I learned to swim at the YMCA off Main Street in Dartmouth, Nova Scotia. Taught by Mrs. Kreitzer, a septuagenarian in a floral one-piece suit, who’d stand waist-deep in the shallow end with a lit cigarette and absolutely no patience for splashing. “Don’t worry the current will get rid of it”, she’d promise us as she tamped her Marlboros out into the filtration system, which didn’t stop us from inhaling ashy crudlets through our noses when we started diving. After lessons we’d gather in the locker rooms scanning each other’s’ bodies for the chemical residue of her nicotine addiction. And if you caught sight of any black marks on another boy’s bicep, you were to scream: “Kreitzer-itis!” as an announcement that we were all to flail our arms in the air and go bananas like Muppets who’d heard bad news. The tail end of this tradition was that the unfortunate victim, as his last will and testament in this life, was to thank profusely the person who had found his pustule, and endow that individual with all his most precious worldly belongings. One army man (green) with attachable parachute, only kinda’ torn; one Power Rangers® band-aid, slightly used, barely any blood; one self-portrait (crayon) once featured on the fridge door. What I understand of this ritual now is the inherent wisdom of being grateful to those that can point out your weaknesses for you.

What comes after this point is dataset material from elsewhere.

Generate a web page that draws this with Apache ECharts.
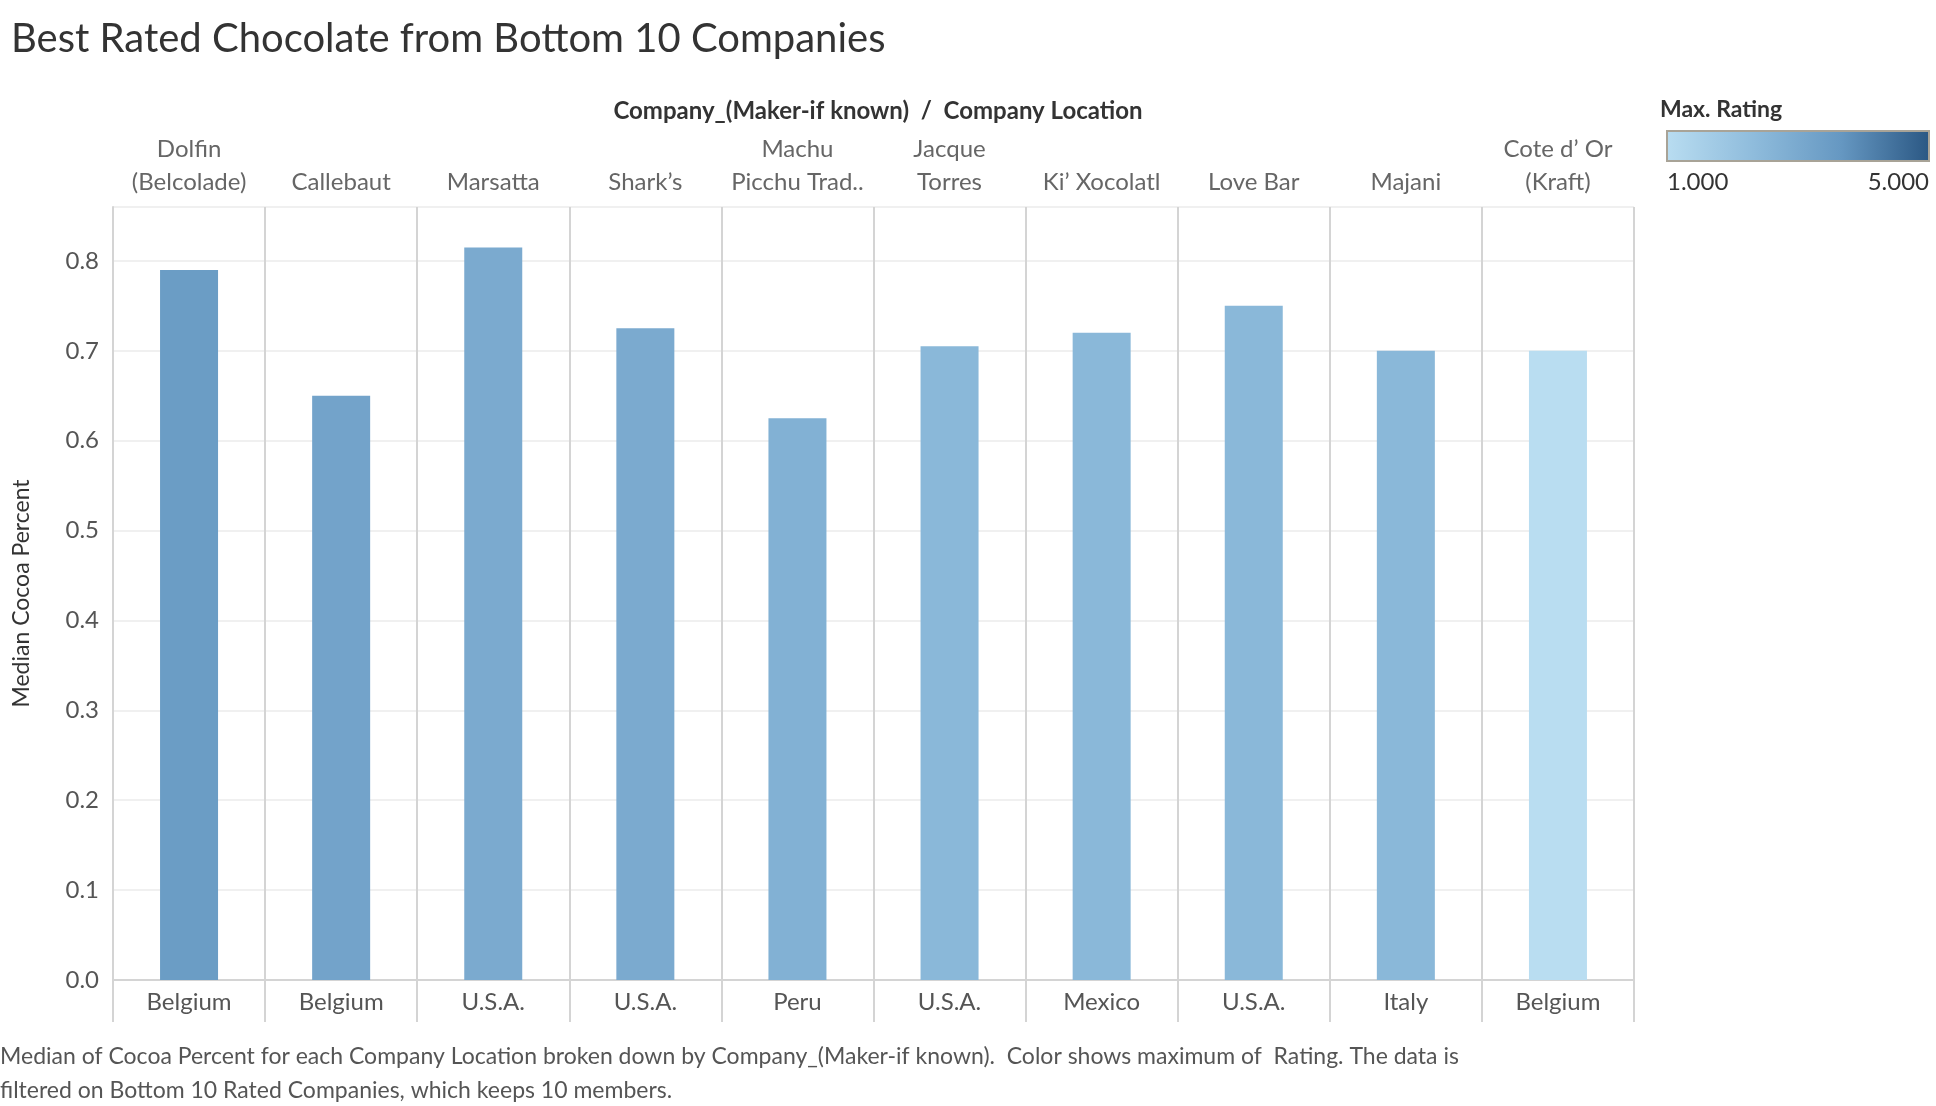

I’ve always had an almost animal fear of somehow being caught outside myself, of being observed unmediated by some nebulous outer-audience. And to counteract this nervousness I’ve developed an expert sense of how to give as little of my inner world away as possible at any given moment. To earn my sincere affection is to get an unlimited free pass to one specific pane of glass in my mirror hall of multiple selves. Each individual person that I know and love is gifted with an infinite Marcus, full of opinions and jokes and secret intimacies that could probably last a lifetime without ever being repeated to anyone else. It is this skill — to commit entirely to a miniaturized and marginal piece of myself, to become more invested in this little part of the larger penumbra than some people ever get to the entire superstructure of their personality, and then after perfecting this little clay doll of a substitute, to breathe life into it and hand it off to you, as if such a thing were so easily given — that attracts people to me. But Gill was always incredibly adept at smashing these little Mini-Marcuses, calling my bullshit, and forcing me to engage with her in a more visceral, “real” way.

And if nothing else, her big-hearted brashness forced me to question the things about myself that I had become so invested in that I no longer perceived them to be what they really were: self-created caricatures of some artificial super-I, which might just be strong enough to face the world that scared me more than I could even understand. If the thing that I loved most about Gill were the cracks in her mask though, then how could I in good conscience keep my faceplate so perfectly polished and undisturbed? The goal isn’t to be Arnaud Du Tilh, inserting yourself into the situation that most appeals to you and then playing the part until you become an integral piece.  Instead maybe our home is in the space between the ideal and the identity. We are both what we are and what we fail to be. Two sides of the same coin that can’t ever be called but which when flipped, keeps our eyes to the air and our feet just barely off the ground.